Out of Memory Killer kills Oracle RMAN session with error RMAN-03004 RMAN-10038


When RMAN Backup is run to disk with 2 channels, all the system memory seems to be allocated for the backup. After a while the out of memory killer kills one of the RMAN sessions with following error stack:

RMAN-00571: ===========================================================
RMAN-00569: =============== ERROR MESSAGE STACK FOLLOWS ===============
RMAN-00571: ===========================================================
RMAN-00601: fatal error in recovery manager
RMAN-03004: fatal error during execution of command
RMAN-10038: database session for channel ORA_DISK_2 terminated unexpectedly



OOM Killer Strikes when There is No Swap Usage
The linux system generally does not start to use the swap area (due to lazy
swapping) unless the total free memory is really low. So if OOM killer kills
some processes but the system was not swapping it means that there are
available pages in HighMem zone but we are short of LowMem area.

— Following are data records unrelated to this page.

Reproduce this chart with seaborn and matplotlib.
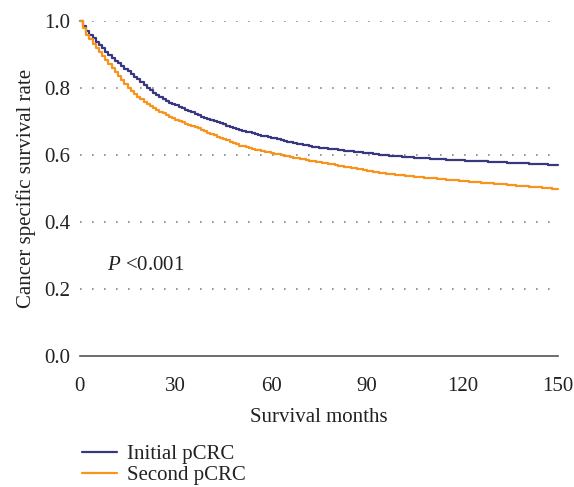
import matplotlib
matplotlib.use("Agg")
import matplotlib.pyplot as plt
import seaborn as sns
import pandas as pd
from matplotlib.lines import Line2D

months = list(range(0, 151))
initial_pcrc = [
    1.000, 0.985, 0.971, 0.958, 0.948, 0.938, 0.928, 0.918, 0.908, 0.899,
    0.890, 0.881, 0.873, 0.865, 0.857, 0.850, 0.843, 0.834, 0.826, 0.817,
    0.808, 0.800, 0.793, 0.786, 0.779, 0.772, 0.766, 0.761, 0.756, 0.752,
    0.748, 0.744, 0.739, 0.735, 0.731, 0.727, 0.722, 0.718, 0.714, 0.711,
    0.707, 0.704, 0.700, 0.697, 0.694, 0.691, 0.687, 0.684, 0.681, 0.678,
    0.675, 0.673, 0.670, 0.668, 0.665, 0.663, 0.661, 0.658, 0.656, 0.654,
    0.652, 0.650, 0.647, 0.645, 0.642, 0.640, 0.638, 0.636, 0.634, 0.632,
    0.631, 0.629, 0.627, 0.625, 0.624, 0.622, 0.621, 0.620, 0.619, 0.618,
    0.617, 0.615, 0.614, 0.613, 0.612, 0.611, 0.610, 0.609, 0.608, 0.607,
    0.606, 0.605, 0.604, 0.602, 0.601, 0.600, 0.599, 0.598, 0.597, 0.596,
    0.596, 0.595, 0.594, 0.593, 0.593, 0.592, 0.591, 0.591, 0.590, 0.590,
    0.589, 0.588, 0.588, 0.587, 0.587, 0.586, 0.586, 0.585, 0.585, 0.584,
    0.584, 0.583, 0.583, 0.582, 0.582, 0.582, 0.581, 0.581, 0.580, 0.580,
    0.579, 0.579, 0.578, 0.578, 0.577, 0.577, 0.576, 0.576, 0.576, 0.575,
    0.575, 0.574, 0.574, 0.573, 0.573, 0.572, 0.572, 0.571, 0.571, 0.570,
    0.570,
]
second_pcrc = [
    1.000, 0.978, 0.958, 0.945, 0.932, 0.920, 0.908, 0.895, 0.883, 0.871,
    0.859, 0.847, 0.835, 0.823, 0.811, 0.800, 0.791, 0.782, 0.774, 0.766,
    0.759, 0.752, 0.745, 0.739, 0.734, 0.729, 0.724, 0.719, 0.714, 0.710,
    0.705, 0.701, 0.697, 0.693, 0.690, 0.686, 0.682, 0.679, 0.675, 0.671,
    0.667, 0.663, 0.659, 0.655, 0.652, 0.648, 0.644, 0.640, 0.636, 0.632,
    0.628, 0.626, 0.623, 0.621, 0.618, 0.616, 0.614, 0.612, 0.610, 0.608,
    0.606, 0.604, 0.602, 0.600, 0.598, 0.596, 0.594, 0.592, 0.590, 0.589,
    0.587, 0.585, 0.583, 0.581, 0.580, 0.578, 0.576, 0.575, 0.573, 0.572,
    0.570, 0.568, 0.567, 0.565, 0.564, 0.562, 0.560, 0.558, 0.557, 0.555,
    0.553, 0.552, 0.550, 0.549, 0.547, 0.546, 0.544, 0.543, 0.542, 0.541,
    0.540, 0.539, 0.538, 0.537, 0.536, 0.535, 0.534, 0.533, 0.532, 0.532,
    0.531, 0.530, 0.529, 0.528, 0.527, 0.526, 0.525, 0.524, 0.524, 0.523,
    0.522, 0.521, 0.520, 0.520, 0.519, 0.518, 0.517, 0.516, 0.516, 0.515,
    0.514, 0.513, 0.512, 0.512, 0.511, 0.510, 0.509, 0.508, 0.507, 0.507,
    0.506, 0.505, 0.504, 0.503, 0.503, 0.502, 0.501, 0.500, 0.499, 0.498,
    0.497,
]
group_labels = ["Initial pCRC", "Second pCRC"]
x_ticks = [0, 30, 60, 90, 120, 150]
y_ticks = [0.0, 0.2, 0.4, 0.6, 0.8, 1.0]

df = pd.concat([
    pd.DataFrame({"month": months, "rate": initial_pcrc, "group": group_labels[0]}),
    pd.DataFrame({"month": months, "rate": second_pcrc, "group": group_labels[1]}),
])

sns.set_style("white")
plt.rcParams["font.family"] = ["Liberation Serif", "DejaVu Serif"]
plt.rcParams["mathtext.fontset"] = "custom"
plt.rcParams["mathtext.rm"] = "Liberation Serif"
plt.rcParams["mathtext.it"] = "Liberation Serif:italic"

FS = 15
TXT = "#222222"

fig = plt.figure(figsize=(5.74, 4.87), dpi=100)
ax = fig.add_axes([0.139, 0.269, 0.833, 0.688])

palette = {group_labels[0]: "#38377f", group_labels[1]: "#f7941d"}
sns.lineplot(data=df, x="month", y="rate", hue="group", palette=palette,
             drawstyle="steps-post", linewidth=1.6, ax=ax, legend=False,
             hue_order=group_labels)
for ln in ax.lines:
    ln.set_clip_on(False)

ax.set_xlim(0, 150)
ax.set_ylim(0, 1.0)
ax.set_xticks(x_ticks)
ax.set_xticklabels([str(t) for t in x_ticks])
ax.set_yticks(y_ticks)
ax.set_yticklabels([f"{t:.1f}" for t in y_ticks])
ax.tick_params(axis="both", labelsize=FS, colors="#555555", labelcolor=TXT)
ax.tick_params(axis="x", direction="out", length=5, width=1, pad=10)
ax.tick_params(axis="y", length=0, pad=7)

for s in ["top", "right", "left"]:
    ax.spines[s].set_visible(False)
ax.spines["bottom"].set_color("#555555")
ax.spines["bottom"].set_linewidth(1.2)

for yv in y_ticks[1:]:
    ax.axhline(yv, color="#888888", linestyle=(0, (1, 6.2)), linewidth=1.2, zorder=0)

ax.set_xlabel("Survival months", fontsize=FS, color=TXT, labelpad=9)
ax.set_ylabel("Cancer specific survival rate", fontsize=FS, color=TXT, labelpad=6)

ax.text(8.5, 0.27, "$P$ <0.001", fontsize=FS, color=TXT, va="center", ha="left")

handles = [Line2D([0], [0], color=palette[g], lw=1.6) for g in group_labels]
fig.legend(handles, group_labels, loc="upper left", bbox_to_anchor=(0.143, 0.087),
           frameon=False, fontsize=FS, handlelength=1.68, handletextpad=0.48,
           labelspacing=0.08, borderpad=0, borderaxespad=0, labelcolor=TXT)

fig.savefig("out.png", dpi=100)
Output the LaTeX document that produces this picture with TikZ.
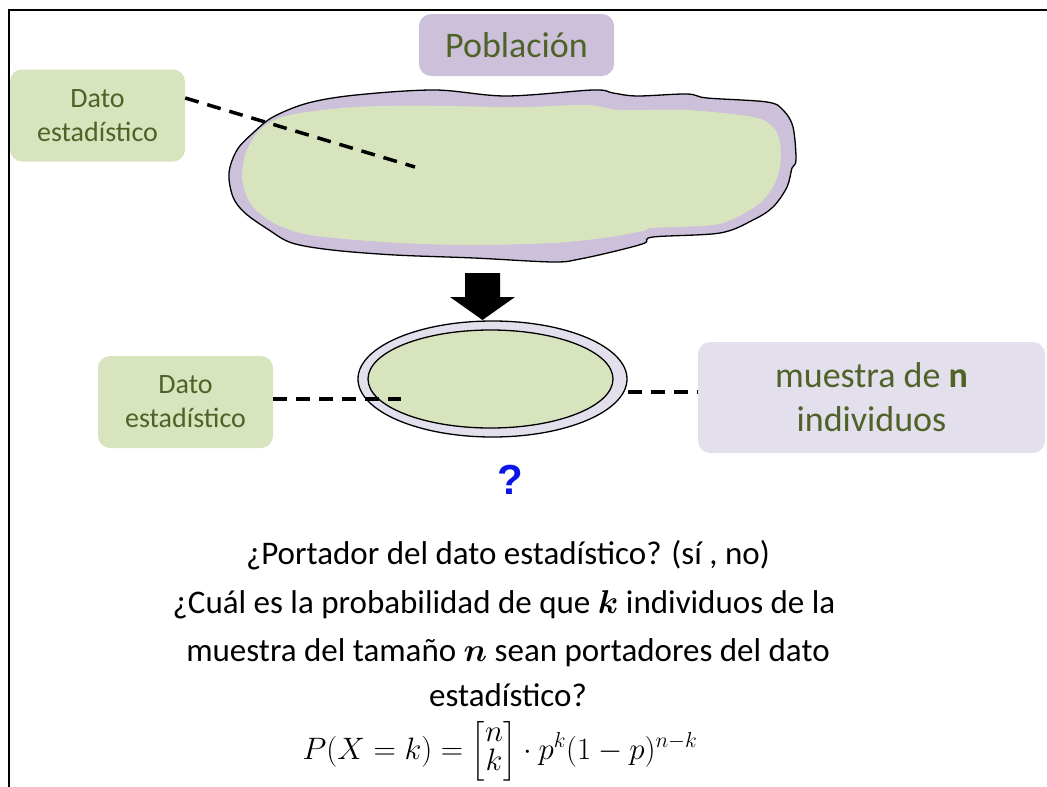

In the messages log file, you would see something like:

kernel: Out of Memory: Killed process NNNN

The swap area not being used is something strange.

Check the kernel parameters, if they are set appropriately. for example, check kernel.shmmax if it is set too high. If so, set it appropriately, like in 32-bit Oracle Enterprise Linux set :

kernel.shmmax to the value of 3221225472.

If this parameter is set too high, it can cause inappropriate usage of Memory allocations and swap area.